35. The system of claim 34 , wherein a ratio of the second predetermined power amount over the first predetermined power amount is approximately 10,000.

36. The system of claim 34 , wherein the predetermined detection rule includes a threshold detection rule.

37. The system of claim 34 , wherein the selected predetermined digital sequence is selected from the plurality of predetermined digital sequences based on a timing sequence associated with the multiplication circuit.

38. The system of claim 34 , wherein the plurality of predetermined digital sequences correspond to quantized Fourier sine basis functions, quantized Fourier cosine basis functions, or quantized Hadamard basis functions.

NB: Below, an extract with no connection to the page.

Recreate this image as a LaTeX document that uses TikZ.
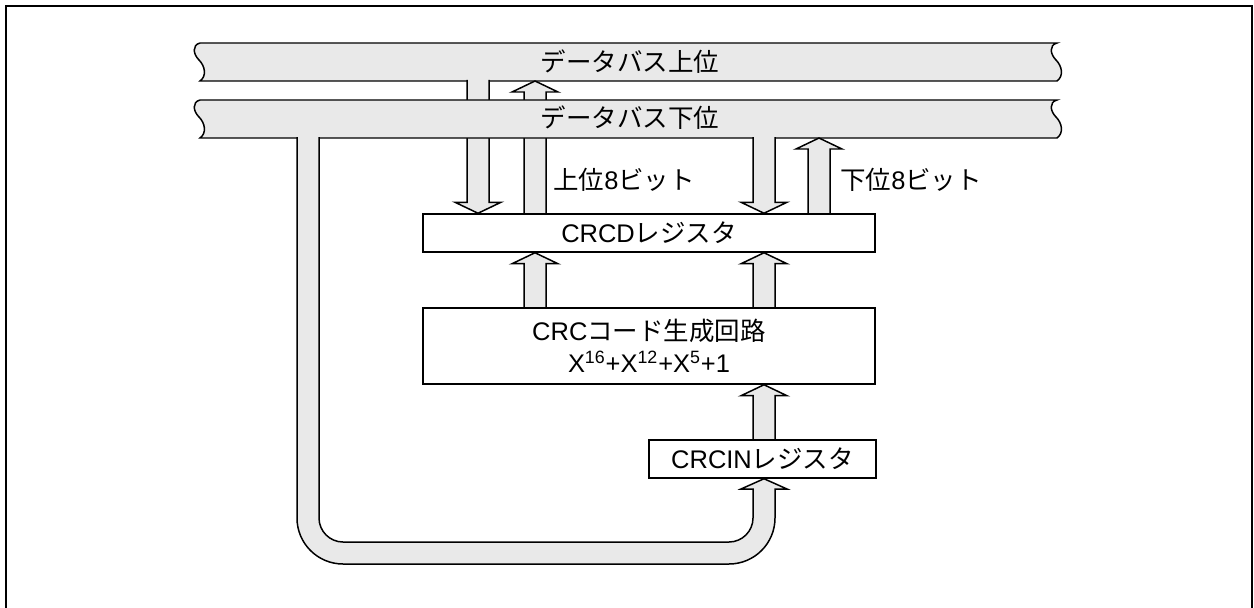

39. The system of claim 34 , wherein the sensor output signal is configured to serially provide multi-dimensional data.

40. The system of claim 34 , wherein the sensor device is selected from a group of sensor devices including an accelerometer, a vibrational sensor, a strain sensor, a force sensor, a torque transducer, a pressure transducer, capacitive transducer, or an inductive transducer, and wherein the predetermined physical parameter is selected from a group of predetermined physical parameters comprising acceleration, vibration, strain, torque, force, pressure, acoustic signals, electric fields, magnetic fields, electromagnetic signals, or optical signals.

41. The system of claim 34 , wherein the sensor system is substantially disposed in an integrated circuit (IC).

42. The system of claim 41 , wherein the integrated circuit (IC) is a CMOS IC.